··· COLLECTED DATA

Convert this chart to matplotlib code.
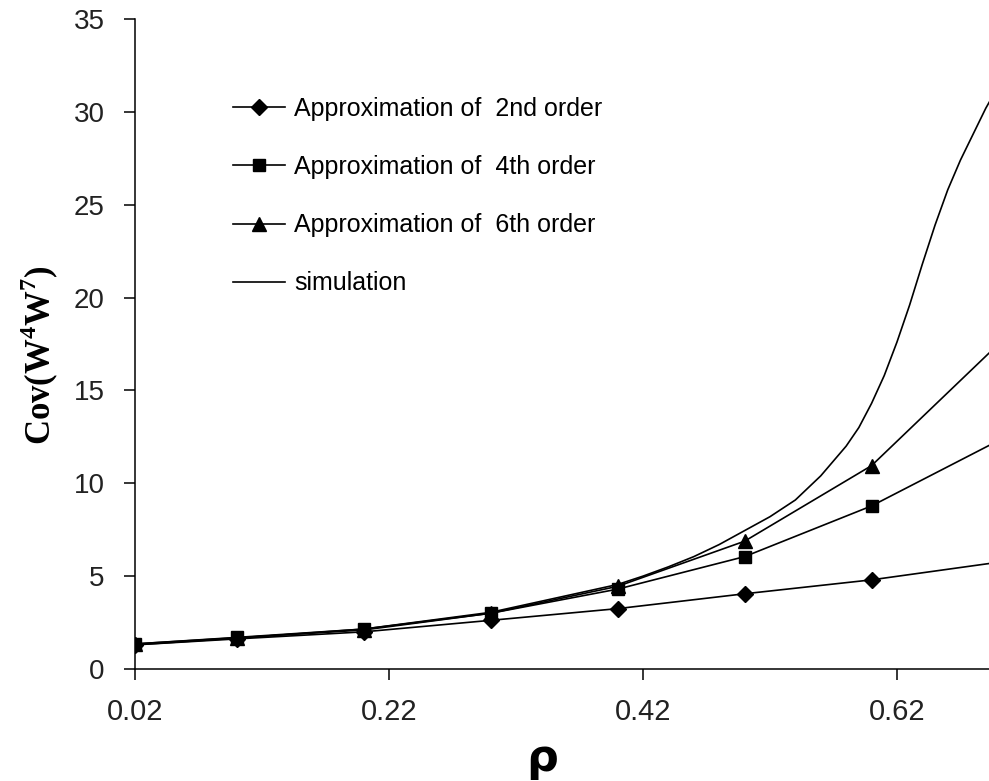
import matplotlib
matplotlib.use("Agg")
import matplotlib.pyplot as plt

plt.rcParams['font.family'] = ['Liberation Sans', 'DejaVu Sans']
plt.rcParams['mathtext.fontset'] = 'custom'
plt.rcParams['mathtext.rm'] = 'Liberation Serif:bold'
plt.rcParams['mathtext.bf'] = 'Liberation Serif:bold'

# values
rho = [0.02, 0.1, 0.2, 0.3, 0.4, 0.5, 0.6, 0.7]
order2 = [1.30, 1.62, 2.00, 2.62, 3.25, 4.05, 4.80, 5.75]
order4 = [1.35, 1.70, 2.15, 3.00, 4.30, 6.05, 8.78, 12.3]
order6 = [1.35, 1.68, 2.10, 3.00, 4.45, 6.88, 10.95, 17.5]

rho_sim = [0.02, 0.1, 0.2, 0.3, 0.4, 0.42, 0.44, 0.46, 0.48, 0.5, 0.52,
           0.54, 0.56, 0.58, 0.59, 0.6, 0.61, 0.62, 0.63, 0.64, 0.65,
           0.66, 0.67, 0.68, 0.69, 0.7]
simulation = [1.30, 1.66, 2.15, 3.05, 4.55, 5.0, 5.5, 6.05, 6.7, 7.45, 8.2,
              9.1, 10.4, 12.0, 13.0, 14.3, 15.8, 17.6, 19.6, 21.8, 23.9,
              25.8, 27.4, 28.8, 30.2, 31.4]

xticks = [0.02, 0.22, 0.42, 0.62]
yticks = [0, 5, 10, 15, 20, 25, 30, 35]

fig = plt.figure(figsize=(9.89, 7.81), dpi=100)
ax = fig.add_axes([135/989, 112/781, 854/989, 650/781])

lw = 1.2
ax.plot(rho, order2, color='black', lw=lw, marker='D', ms=8,
        label='Approximation of  2nd order')
ax.plot(rho, order4, color='black', lw=lw, marker='s', ms=9,
        label='Approximation of  4th order')
ax.plot(rho, order6, color='black', lw=lw, marker='^', ms=10,
        label='Approximation of  6th order')
ax.plot(rho_sim, simulation, color='black', lw=lw, label='simulation')

ax.set_xlim(0.02, 0.6925)
ax.set_ylim(0, 35)
ax.set_xticks(xticks)
ax.set_xticklabels([f'{t:.2f}' for t in xticks])
ax.set_yticks(yticks)

for s in ['top', 'right']:
    ax.spines[s].set_visible(False)
for s in ['left', 'bottom']:
    ax.spines[s].set_linewidth(1.1)
ax.tick_params(axis='both', direction='out', length=8, width=1.1, color='black')
ax.tick_params(axis='x', labelsize=21, pad=13, labelcolor='#222222')
ax.tick_params(axis='y', labelsize=20, pad=14, labelcolor='#222222')

leg = ax.legend(loc='upper left', bbox_to_anchor=(0.088, 0.915), frameon=False,
                fontsize=18, handlelength=2.1, handletextpad=0.36,
                labelspacing=1.37)

fig.text(542/989, 23/781, 'ρ', fontsize=32, fontweight='bold',
         family='DejaVu Sans', ha='center', va='center')
fig.text(40/989, 1 - 355/781, r'Cov(W$^4$W$^7$)', fontsize=25,
         family='Liberation Serif', fontweight='bold', rotation=90,
         ha='center', va='center')

fig.savefig('out.png', dpi=100)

······

TO BE DONE:
Omit the pictures, then repeat exactly each line from the beginning of the listing through the line with "plt.rcParams['mathtext.bf'] = 'Liberation".

SOLUTION:
Convert this chart to matplotlib code.
import matplotlib
matplotlib.use("Agg")
import matplotlib.pyplot as plt

plt.rcParams['font.family'] = ['Liberation Sans', 'DejaVu Sans']
plt.rcParams['mathtext.fontset'] = 'custom'
plt.rcParams['mathtext.rm'] = 'Liberation Serif:bold'
plt.rcParams['mathtext.bf'] = 'Liberation Serif:bold'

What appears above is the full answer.